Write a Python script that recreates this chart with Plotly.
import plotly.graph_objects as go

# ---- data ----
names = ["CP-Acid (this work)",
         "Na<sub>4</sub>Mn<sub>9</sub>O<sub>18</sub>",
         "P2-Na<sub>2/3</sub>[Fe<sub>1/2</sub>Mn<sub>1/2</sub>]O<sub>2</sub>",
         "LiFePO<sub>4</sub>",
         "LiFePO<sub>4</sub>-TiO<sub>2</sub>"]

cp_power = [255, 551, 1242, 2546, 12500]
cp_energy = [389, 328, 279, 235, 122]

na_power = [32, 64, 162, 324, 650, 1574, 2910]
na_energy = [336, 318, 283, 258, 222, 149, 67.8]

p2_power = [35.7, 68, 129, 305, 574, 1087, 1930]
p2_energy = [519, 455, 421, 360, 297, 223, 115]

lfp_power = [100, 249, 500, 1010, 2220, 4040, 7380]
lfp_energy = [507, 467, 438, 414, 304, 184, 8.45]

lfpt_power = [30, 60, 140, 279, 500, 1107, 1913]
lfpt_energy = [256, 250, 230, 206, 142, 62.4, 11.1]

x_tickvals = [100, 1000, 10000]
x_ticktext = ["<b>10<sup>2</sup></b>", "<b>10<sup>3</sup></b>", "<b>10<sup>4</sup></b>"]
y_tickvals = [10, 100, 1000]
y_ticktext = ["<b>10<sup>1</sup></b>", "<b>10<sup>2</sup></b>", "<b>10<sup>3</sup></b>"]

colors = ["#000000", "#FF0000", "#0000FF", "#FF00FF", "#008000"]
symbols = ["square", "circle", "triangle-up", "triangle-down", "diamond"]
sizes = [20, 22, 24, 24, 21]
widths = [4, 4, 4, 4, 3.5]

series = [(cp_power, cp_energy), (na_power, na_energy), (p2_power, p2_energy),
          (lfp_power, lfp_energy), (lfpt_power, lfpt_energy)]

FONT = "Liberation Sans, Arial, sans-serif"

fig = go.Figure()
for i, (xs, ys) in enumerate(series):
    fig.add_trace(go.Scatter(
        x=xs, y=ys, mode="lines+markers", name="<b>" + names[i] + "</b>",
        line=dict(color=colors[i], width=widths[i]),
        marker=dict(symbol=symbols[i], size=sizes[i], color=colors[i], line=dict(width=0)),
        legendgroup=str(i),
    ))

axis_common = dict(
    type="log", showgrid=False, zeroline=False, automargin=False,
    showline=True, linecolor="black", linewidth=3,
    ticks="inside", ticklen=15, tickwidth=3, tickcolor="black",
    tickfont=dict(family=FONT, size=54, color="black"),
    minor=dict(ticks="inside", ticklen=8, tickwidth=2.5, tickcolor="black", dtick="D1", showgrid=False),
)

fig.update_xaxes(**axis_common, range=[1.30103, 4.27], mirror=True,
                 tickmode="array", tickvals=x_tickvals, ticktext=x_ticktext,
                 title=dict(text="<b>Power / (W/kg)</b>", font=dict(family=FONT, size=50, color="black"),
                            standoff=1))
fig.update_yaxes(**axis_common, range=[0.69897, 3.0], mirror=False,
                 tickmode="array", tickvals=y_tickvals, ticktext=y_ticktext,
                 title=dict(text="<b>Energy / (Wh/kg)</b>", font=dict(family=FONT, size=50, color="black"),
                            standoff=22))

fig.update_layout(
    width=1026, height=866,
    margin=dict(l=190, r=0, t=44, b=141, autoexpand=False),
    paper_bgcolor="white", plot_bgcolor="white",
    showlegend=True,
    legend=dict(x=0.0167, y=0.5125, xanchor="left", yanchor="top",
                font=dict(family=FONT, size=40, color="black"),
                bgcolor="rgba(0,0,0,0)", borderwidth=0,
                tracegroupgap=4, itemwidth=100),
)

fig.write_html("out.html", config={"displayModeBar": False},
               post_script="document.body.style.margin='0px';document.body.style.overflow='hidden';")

+ + + + +

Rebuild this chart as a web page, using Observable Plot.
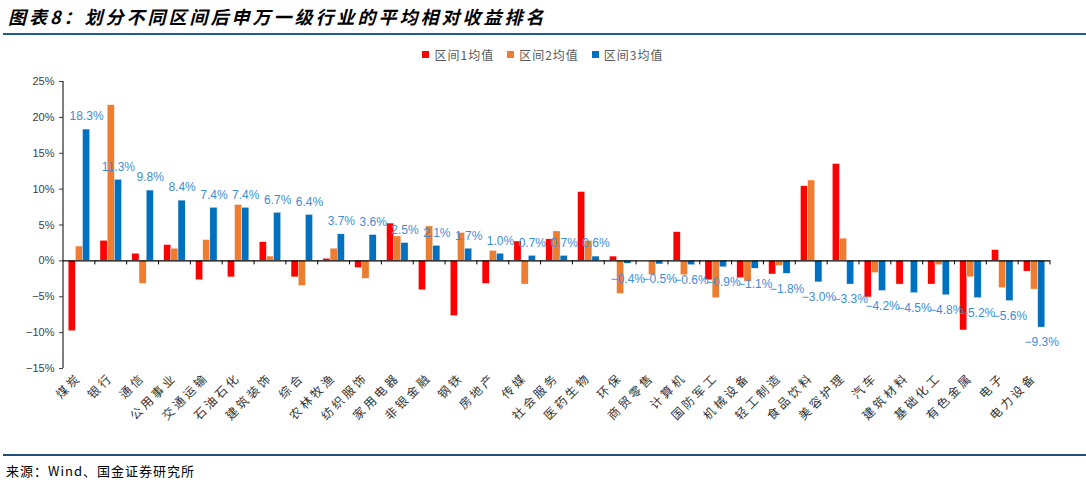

+ + + + +

- _DIRECTIONS_
Output nothing except the lines from the line with "Write a Python" through the line with "lfp_energy = [507, 467, 438, 414, 304, 184, 8.45]", copied exactly, end lines included.

- _PROBLEM SOLUTION_
Write a Python script that recreates this chart with Plotly.
import plotly.graph_objects as go

# ---- data ----
names = ["CP-Acid (this work)",
         "Na<sub>4</sub>Mn<sub>9</sub>O<sub>18</sub>",
         "P2-Na<sub>2/3</sub>[Fe<sub>1/2</sub>Mn<sub>1/2</sub>]O<sub>2</sub>",
         "LiFePO<sub>4</sub>",
         "LiFePO<sub>4</sub>-TiO<sub>2</sub>"]

cp_power = [255, 551, 1242, 2546, 12500]
cp_energy = [389, 328, 279, 235, 122]

na_power = [32, 64, 162, 324, 650, 1574, 2910]
na_energy = [336, 318, 283, 258, 222, 149, 67.8]

p2_power = [35.7, 68, 129, 305, 574, 1087, 1930]
p2_energy = [519, 455, 421, 360, 297, 223, 115]

lfp_power = [100, 249, 500, 1010, 2220, 4040, 7380]
lfp_energy = [507, 467, 438, 414, 304, 184, 8.45]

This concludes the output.